Quindi stiamo già percorrendo la via verso la decarbonizzazione?
Tutta questo cinque anni fa non ce l’avevamo. Quindi oggi a costi non eccessivi siamo in grado di attivare, a prescindere dalla volontà e dall’impegno dei singoli Paesi, dei processi di decarbonizzazione.

E l’Italia, a che punto è?
La politica italiana rimane in ritardo. Da cinque anni non riduciamo le emissioni di gas serra. Se dimostriamo che l’economia no carbon è economicamente conveniente e genera maggiore occupazione e benessere è questa la strada: costringere i cosiddetti 'Paesi frenatori' a inseguirci su questa via.
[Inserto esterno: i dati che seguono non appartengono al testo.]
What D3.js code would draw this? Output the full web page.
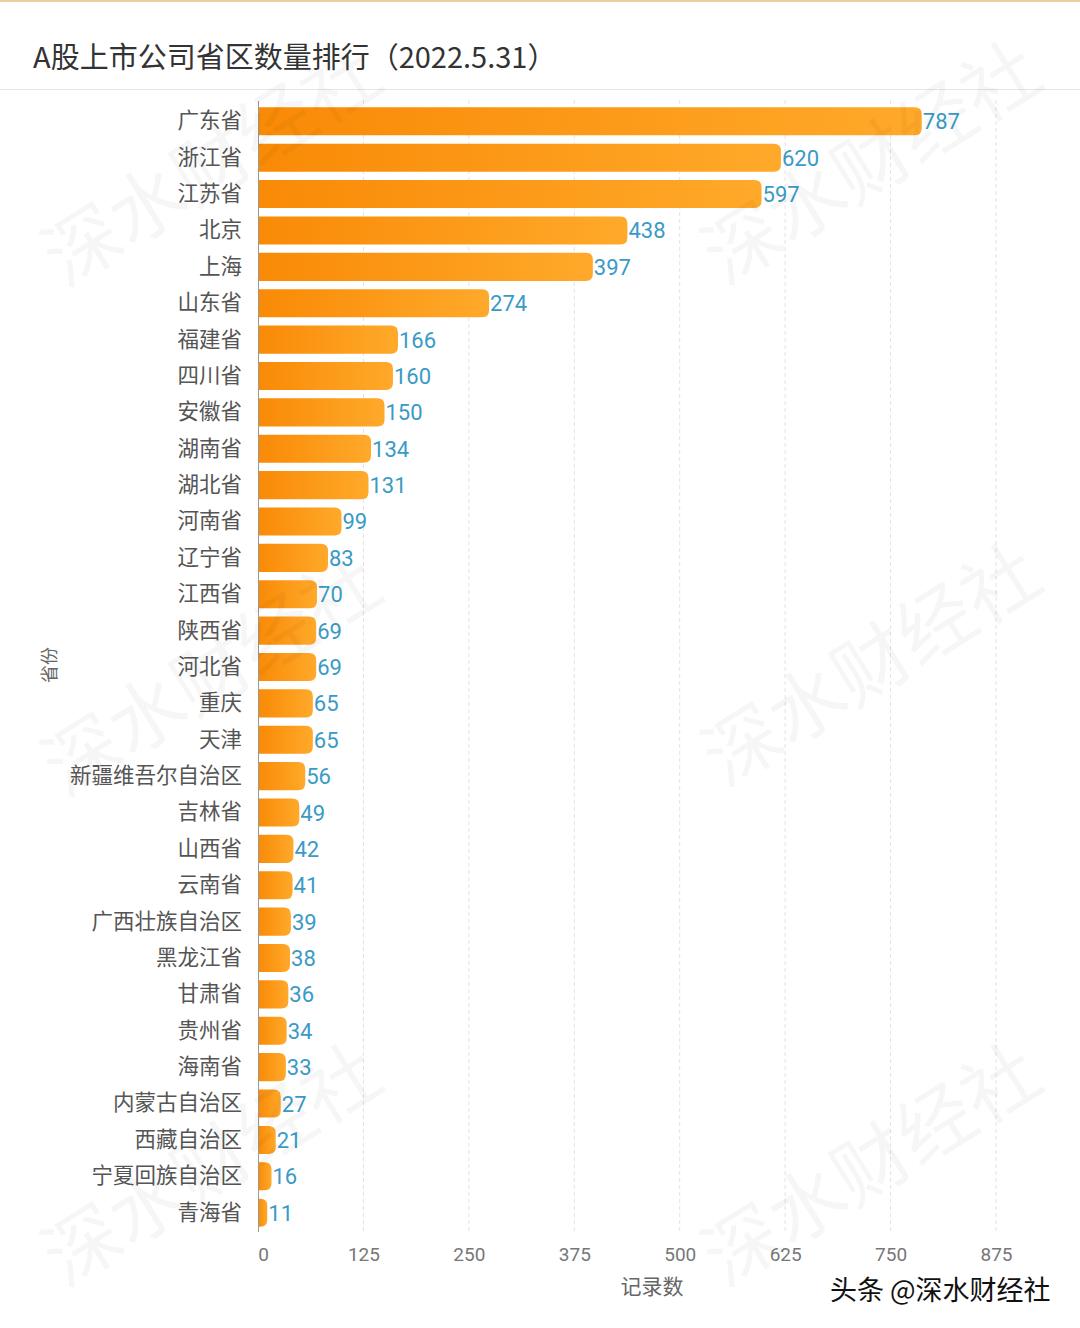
<!DOCTYPE html>
<html><head><meta charset="utf-8">
<script src="https://cdn.jsdelivr.net/npm/d3@7"></script>
<style>
html,body{margin:0;padding:0;background:#fff;}
svg{display:block;}
</style></head>
<body>
<script>
// data
const provinces = ["广东省","浙江省","江苏省","北京","上海","山东省","福建省","四川省","安徽省","湖南省","湖北省","河南省","辽宁省","江西省","陕西省","河北省","重庆","天津","新疆维吾尔自治区","吉林省","山西省","云南省","广西壮族自治区","黑龙江省","甘肃省","贵州省","海南省","内蒙古自治区","西藏自治区","宁夏回族自治区","青海省"];
const counts = [787,620,597,438,397,274,166,160,150,134,131,99,83,70,69,69,65,65,56,49,42,41,39,38,36,34,33,27,21,16,11];
const xTicks = [0,125,250,375,500,625,750,875];
const titleText = "A股上市公司省区数量排行（2022.5.31）";
const xAxisTitle = "记录数";
const yAxisTitle = "省份";
const footerText = "头条 @深水财经社";
const watermarkText = "深水财经社";

const W = 1080, H = 1328;
const svg = d3.select("body").append("svg").attr("width", W).attr("height", H);
const cjk = "'Noto Sans CJK SC','Noto Sans',sans-serif";
const num = "Roboto,'Noto Sans',sans-serif";

// top border & title
svg.append("rect").attr("x",0).attr("y",0).attr("width",W).attr("height",2).attr("fill","#e9cf9c");
svg.append("text").attr("x",33).attr("y",68).text(titleText)
  .attr("font-family",cjk).attr("font-size",29).attr("fill","#333");
svg.append("line").attr("x1",0).attr("x2",W).attr("y1",89.5).attr("y2",89.5).attr("stroke","#e6e6e6");

const data = provinces.map((p,i)=>({name:p, value:counts[i]}));

const x = d3.scaleLinear().domain([0,875]).range([258,996]);
const y = d3.scaleBand().domain(provinces).range([103,1231]).paddingInner(0.23).paddingOuter(0.12);

// gradient
const defs = svg.append("defs");
const g = defs.append("linearGradient").attr("id","barGrad").attr("x1","0%").attr("x2","100%").attr("y1","0%").attr("y2","0%");
g.append("stop").attr("offset","0%").attr("stop-color","#f98a06");
g.append("stop").attr("offset","100%").attr("stop-color","#ffa92a");

// grid lines
svg.append("g").selectAll("line").data(xTicks.slice(1)).join("line")
  .attr("x1",d=>x(d)).attr("x2",d=>x(d)).attr("y1",100).attr("y2",1232)
  .attr("stroke","#e2e2e2").attr("stroke-dasharray","4,3").attr("stroke-width",1);

// bars with right rounded corners
const r = 7;
svg.append("g").selectAll("path").data(data).join("path")
  .attr("d", d=>{
    const x0 = x(0), x1 = x(d.value), y0 = y(d.name), h = y.bandwidth();
    const rr = Math.min(r, (x1-x0), h/2);
    return `M${x0},${y0}H${x1-rr}Q${x1},${y0} ${x1},${y0+rr}V${y0+h-rr}Q${x1},${y0+h} ${x1-rr},${y0+h}H${x0}Z`;
  })
  .attr("fill","url(#barGrad)");

// value labels
svg.append("g").selectAll("text").data(data).join("text")
  .attr("x", d=>x(d.value)+1).attr("y", d=>y(d.name)+y.bandwidth()/2+8)
  .text(d=>d.value).attr("font-family",num).attr("font-size",22).attr("fill","#3a9ac6");

// y axis
const yAxis = svg.append("g").attr("transform",`translate(${x(0)},0)`)
  .call(d3.axisLeft(y).tickSize(0).tickPadding(16));
yAxis.select(".domain").attr("stroke","#999").attr("d","M0.5,101V1232");
yAxis.selectAll("text").attr("font-family",cjk).attr("font-size",21.5).attr("fill","#555");

// x axis
const xAxis = svg.append("g").attr("transform","translate(0,1232)")
  .call(d3.axisBottom(x).tickValues(xTicks).tickSize(0).tickPadding(16));
xAxis.select(".domain").remove();
xAxis.selectAll("text").attr("font-family",num).attr("font-size",19).attr("fill","#777")
  .attr("transform",d=>d===0?"translate(5,0)":null);

// axis titles
svg.append("text").attr("x",652).attr("y",1294).attr("text-anchor","middle").text(xAxisTitle)
  .attr("font-family",cjk).attr("font-size",21).attr("fill","#666");
svg.append("text").attr("transform","translate(56,665) rotate(-90)").attr("text-anchor","middle").text(yAxisTitle)
  .attr("font-family",cjk).attr("font-size",18).attr("fill","#666");

// watermarks
const wmPos = [[215,170],[875,168],[215,680],[875,670],[215,1170],[875,1170]];
svg.append("g").selectAll("text").data(wmPos).join("text")
  .attr("transform",d=>`translate(${d[0]},${d[1]}) rotate(-32)`)
  .attr("text-anchor","middle").attr("dominant-baseline","middle")
  .text(watermarkText).attr("font-family",cjk).attr("font-size",76)
  .attr("fill","#000").attr("fill-opacity",0.035);

// footer
svg.append("text").attr("x",830).attr("y",1300).text(footerText)
  .attr("font-family",cjk).attr("font-size",27).attr("fill","#111")
  .attr("stroke","#fff").attr("stroke-width",3).attr("paint-order","stroke");
</script>
</body></html>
E questo vale per i Paesi ma anche per i diversi settori dell’economia: ce ne sono alcuni che stanno marciando come treni.

La sua fondazione per lo sviluppo sostenibile cosa chiede?
Noi abbiamo imprese e aziende importanti che espressamente dichiarano di muoversi verso una strategia di neutralità carbonica. Ce ne sono a decine e alcune insieme alla Fondazione hanno dato vita a 'Italy for Climate', un’iniziativa italiana appena lanciata. Vogliamo dire 'noi già lo facciamo, i programmi di decarbonizzazione si possono fare e sono economici'. Oggi non è più utopia ma una realtà concreta. E alla politica diciamo: noi non aspettiamo. L’Italia deve essere più ambiziosa per ridurre le emissioni. Bisogna aumentare il passo.

È vero che sui cambiamenti climatici siamo vicini a un punto di non ritorno?
Non sono io che lo penso ma ci sono i rapporti scientifici che lo confermano. Molti dimenticano che l’ Ipcc non è un partito politico ma riunisce i maggiori esperti di tutto il mondo e ha pubblicato sei rapporti importanti che confermano l’emergenza climatica. Non c’è un’istituzione scientifica che non condivide queste analisi.

Cosa vuol dire ai giovani?
Si può fare molto impegnandosi direttamente: vedere quali sono le emissioni dei nostri stili di vita e avere fiducia nel futuro. Il cambiamento si può realizzare.